Cette pièce a été éditée en 1758, c'est à dire un an après
le fils naturel, le premier drame de
Diderot. Les persécutions de la censure ont retardé la parution, incertaine jusqu'à la dernière minute. Elle connaîtra une création rapide en province, à Toulouse, avant d'être jouée dans d'autres villes. La
Comédie Française la donnera en 1761, il y aura sept représentations. Une reprise en 1769 sera un succès et elle restera au répertoire jusqu'en 1839, et connaîtra plusieurs traductions.
Nous sommes toujours dans un drame mélodramatique comme dans
le fils naturel, les deux pièces semblent relativement proches à un lecteur moderne.
Diderot pensait pourtant que les deux pièces appartenaient à des genres différents :
le fils naturel tire vers la tragédie, alors que le père de famille « prendra une teinte comique ». Il faut préciser que ce que
Diderot considère comme appartenant à la comédie, est un personnage de méchant homme, il s'agit donc de dépeindre des vices pour les donner en horreur, comme le revendiquait
Molière. le comique ne consiste pas dans des répliques ou péripéties amusantes, mais dans une satire, fort cruelle d'ailleurs. Et comme il se doit dans toute comédie, le méchant finira par perdre l'ascendant qu'il a pris sur la famille et partir.
Nous sommes dans une famille composée d'un père, de sa fille et de son fils. le frère de la défunte épouse du père de famille vit avec eux, il est riche, et il promet l'héritage aux enfants, s'ils se montrent sages et respectueux. La maisonnée est complétée par un jeune homme, Germeuil, fils d'un ami décédé du père de famille. Des intrigues amoureuses se nouent : Saint-Albin, le fils, est tombé amoureux d'une jeune fille pauvre et à l'origine obscure, Sophie. Il délaisse la demeure familiale, causant beaucoup d'inquiétude à son père. Cécile, la fille, est amoureuse de Germeuil, qui est aussi amoureux d'elle. Ils ne s'avouent par leur amour, persuadés que le mariage est impossible, en grande partie par les remarques aigres du beau-frère, qui déteste Germeuil. Il va aussi vouloir faire enfermer Sophie grâce à une lettre de cachet, lorsque l'intrigue amoureuse de Saint-Albin sera découverte. Mais la famille déjouera victorieusement toutes les embûches grâce à la noblesse des caractères de chacun. Et il va s'avérer que Sophie est une nièce du beau-frère, donc tout à fait respectable, même si pauvre, et donc épousable. le père de famille va accorder un double mariage, au grand dam du beau-frère, qui n'a plus qu'à plier bagage.

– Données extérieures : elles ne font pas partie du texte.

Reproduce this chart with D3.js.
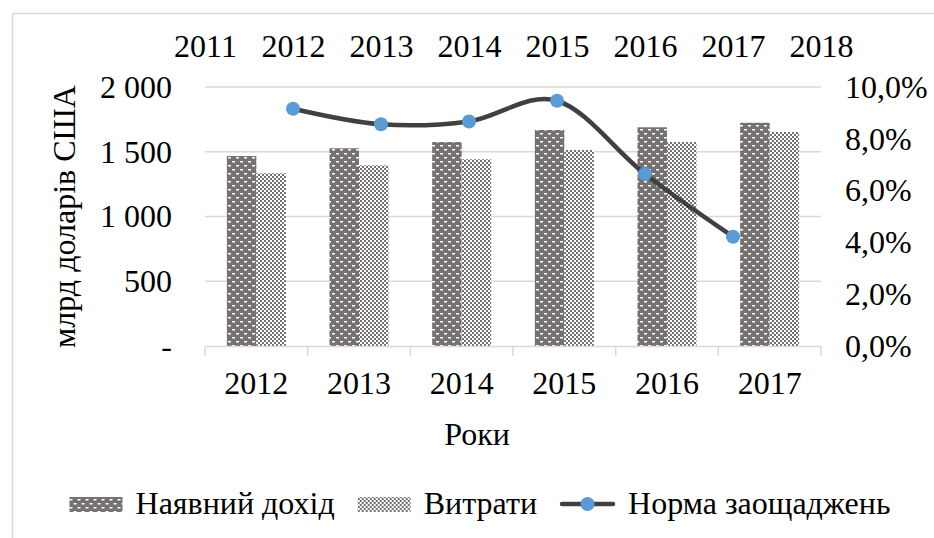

Cela est très daté, et l'intérêt de la pièce, comme pour
le fils naturel vient davantage du projet d'un nouveau théâtre qu'elle annonce, plus que dans la pièce elle-même. Un théoricien du théâtre n'est pas forcément un bon auteur dramatique, mais les écrits de
Diderot, ainsi que toutes les discussions qu'ils ont provoqués, ont été une étape de l'évolution de l'art de la scène.